In 2002, the Entry Level High Tech Skills training was started by ViaSystems, an electronics manufacturer in Forest Grove. Other electronics firms joined later (Benchmark, Vanguard EMS and Matsushita) and formed a consortium through which they provided input on curriculum and interviewed and selected students for the training.
ViaSystems provided the original seed money and PCC Capital Career Center developed the curriculum for the seven-week training program and provided instructors. As a result, 87 percent have been hired into full time employment with these companies, which is more than 220 in total.
“Our goal is to provide a continuous supply of qualified workers from the local community for companies,” said Linda Browning, business services coordinator for PCC. “Employers actively participate and have a stake in the outcome by selecting students for the classes, helping update the curriculum, offering company tours and presentations, and hiring from the pool of graduates each term.”

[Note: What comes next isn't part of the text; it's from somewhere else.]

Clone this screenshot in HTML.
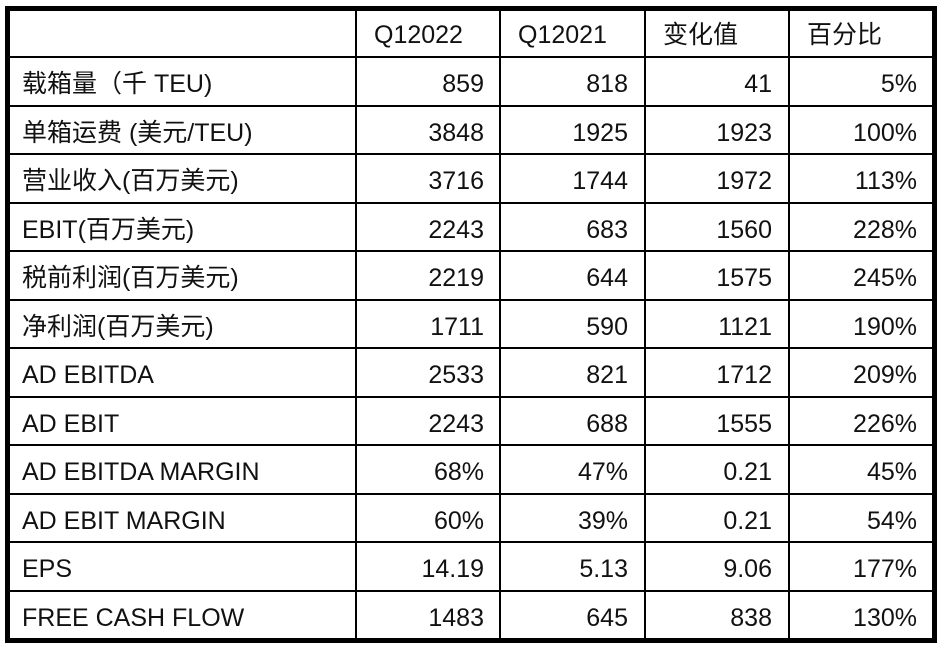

At Vanguard EMS in Beaverton, Tesa Patton, the company’s director of human resource, said it joined the partnership during a spell of layoffs. Knowing that the layoffs wouldn’t last, Vanguard felt it was a good way to expand their pool of qualified candidates once the job market recovered, she said.
“We plan each years recruiting program around the classes and try to hire as many of the graduates as possible,” Patton said. “This has brought a tremendous amount of talent into our organization.”
Training builds available pool of workers
Patton and her company have hired more than 30 people from the program and there are currently 11 former PCC students in the company. She said the key has been that the skills training doesn’t just train people to do entry-level work.
“It has given them knowledge, skills and stoked passion for what we do so that they have the potential to move and grow within the company,” Patton said. “Our managers are always excited to be in a position to hire these graduates. They say training them is significantly easier than training new hires from outside the program.”
Even though the economy is still in the doldrums with the state unemployment rate hovering above 10 percent, demand for qualified manufacturing workers hasn’t dwindled. All of the companies involved need workers because the pool has evaporated year after year.
“The economy continues to go up and down and is worse now than it has been in all the years we have been involved, but the labor pool for electronics manufacturing continues to dwindle,” Patton added. “High schools are not producing graduates who have any knowledge that this kind of manufacturing exists. Colleges openly discourage their students from pursuing manufacturing as the perception is that it has all gone off shore or soon will be. While this is certainly a pervasive trend, many companies like ours have found the niche of what to manufacture in the U.S. and struggle to find quality, interested candidates.”